Configuration Reference

Astrodata uses a YAML configuration file to control code tracking, data tracking, and machine learning preprocessing. Below is a sample configuration and a description of each section.

Configuration Sections

project_path

  • Root path of your project. Used to resolve relative paths.

code

  • enable: Enable or disable code tracking with Git.

  • auto_commit: Automatically commit tracked files.

  • tracked_files: List of files or directories to track.

  • commit_message: Default commit message.

  • branch: Git branch to use.

  • remote:

    • enable: Enable pushing to a remote repository.

    • name: Name of the remote (e.g., “origin”).

    • url: URL of the remote repository.

  • ssh_key_path: Path to SSH key for authentication.

  • token: Token for authentication.

data

  • enable: Enable or disable data tracking with DVC.

  • paths: List of data directories or files to track.

  • remote: Full path to the DVC remote storage.

  • push: Whether to push data to the remote after tracking.

preml

The preml section of the configuration file allows you to define parameters for each preprocessing processor used in your machine learning pipeline.

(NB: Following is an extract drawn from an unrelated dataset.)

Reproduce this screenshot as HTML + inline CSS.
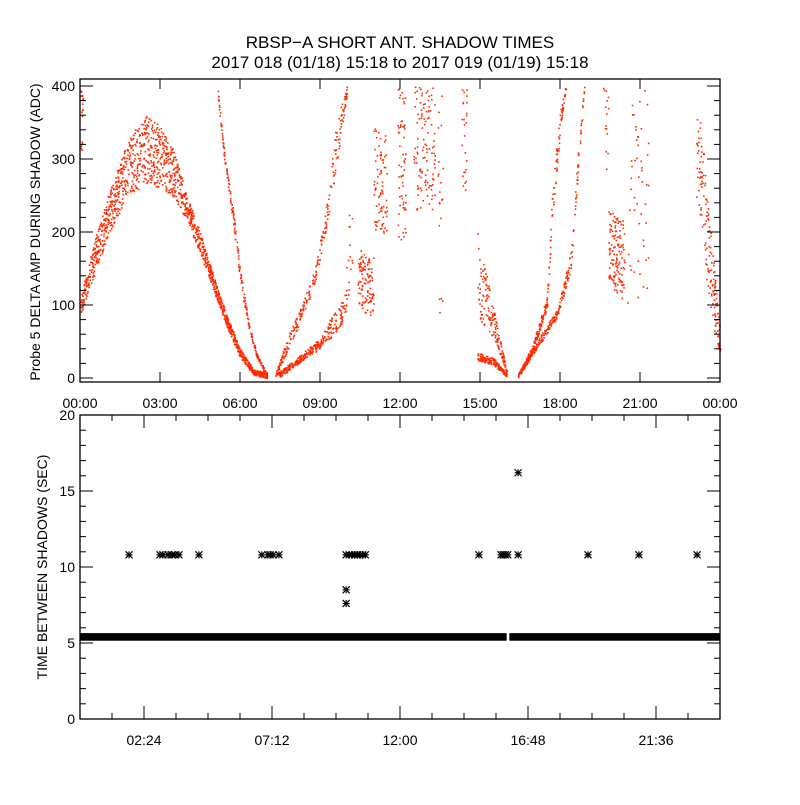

Each processor block must be named exactly as the corresponding processor class (e.g., TrainTestSplitter, OHE, MissingImputator). The YAML keys and values under each processor correspond directly to the parameters of that class.

For example, the processor class TrainTestSplitter that takes parameters like targets, test_size, and random_state, your configuration should look like:

preml:
  TrainTestSplitter:
    targets:
      - "duration"
    test_size: 0.2
    random_state: 42
    validation:
      enabled: false
      size: 0.1

This approach ensures that your pipeline can be configured flexibly, and that all processor parameters are clearly specified in the config file. If you define processors both in code and in the config file, the code definitions will take precedence.

Usage

Pass the path to this YAML file as config_path to Tracker, DataPipeline, or PremlPipeline to control their behavior.